The G.I. Bill was met with a deluge of claims when it debuted, and a backlog remains for some students and universities, said Sen. Jim Webb, D-Va., who authored the 2008 law.
"The backlog for veterans' benefits was 600,000 even before the G.I. Bill," Webb said. "If they could do it for 7.8 million people after World War II before the age of computers, one would expect they could do it for these people."
Numbers from the Department of Veterans Affairs show some evidence benefits processing has gained steam. In January, approximately $237 million was paid to veterans for education claims, as opposed to approximately $58 million in September, during the second month of the program.
But while fewer than 12,000 accepted benefits claims for the spring semester have not been processed, approximately 58,000 of the approximately 435,000 applications have been rejected since the bill took effect for unspecified reasons.
Acting Under Secretary for Benefits Michael Walcoff, who started in the Veterans Benefits Administration during the Bush administration, said his group is paying close attention to avoid the mistakes of the fall semester.

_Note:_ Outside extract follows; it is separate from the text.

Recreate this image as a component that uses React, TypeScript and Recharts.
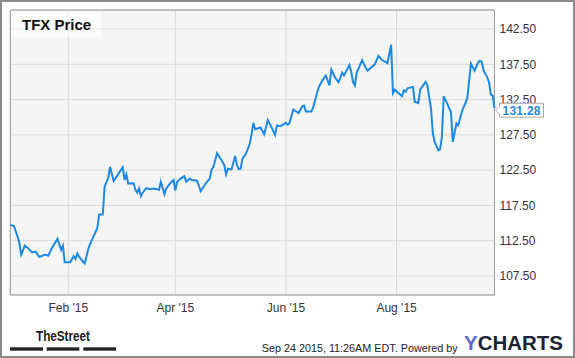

"Whatever the law is I think veterans have a right to expect that we're going to do whatever is necessary for them to get their benefits," Walcoff said. "And the fact that we had a problem in the fall, I'm not going to say it's because the bill is so complex, I can't do that. I'm not going to blame that on anybody but us."
Eric Hilleman, director of Veterans of Foreign Wars' legislative service, credits Veterans Affairs Secretary Eric Shinseki with generating momentum to work through the bill's complications when he came into office. Shinseki distributed $3,000 emergency loans in October to veterans whose claims had not been processed.
"Asking the VA to administer a benefit more complicated than existing processes was a tough challenge," Hilleman said. The Veterans Benefits Administration "has not had a sound track record with software programs."
With those advance checks due to begin recouping on April 15, the April 1 deadline is all the more urgent. Although Space and Naval Warfare Systems Command failed to meet its August 2009 deadline to design complete the GI Bill benefits software, Baker was confident that "pre-existing relationship" will help complete the final version of the claims processing software by December as a "long-term solution."
The VBA is so focused on meeting that computerizations deadline that its director of education services, Keith Wilson, spoke before the House Veterans' Affairs Committee on Feb. 25, advising against "significant changes to the Post-9/11 GI Bill" before December.
To meet these demands for efficiency, Baker said they are taking a more step-by-step approach to release the software by sticking to milestones and prioritizing completion of simpler goals, like processing backlogged claims, before completing new ones to stay productive.
"We're going to run real claims through it by real claims examiners and make sure we have what we're looking for," Baker said.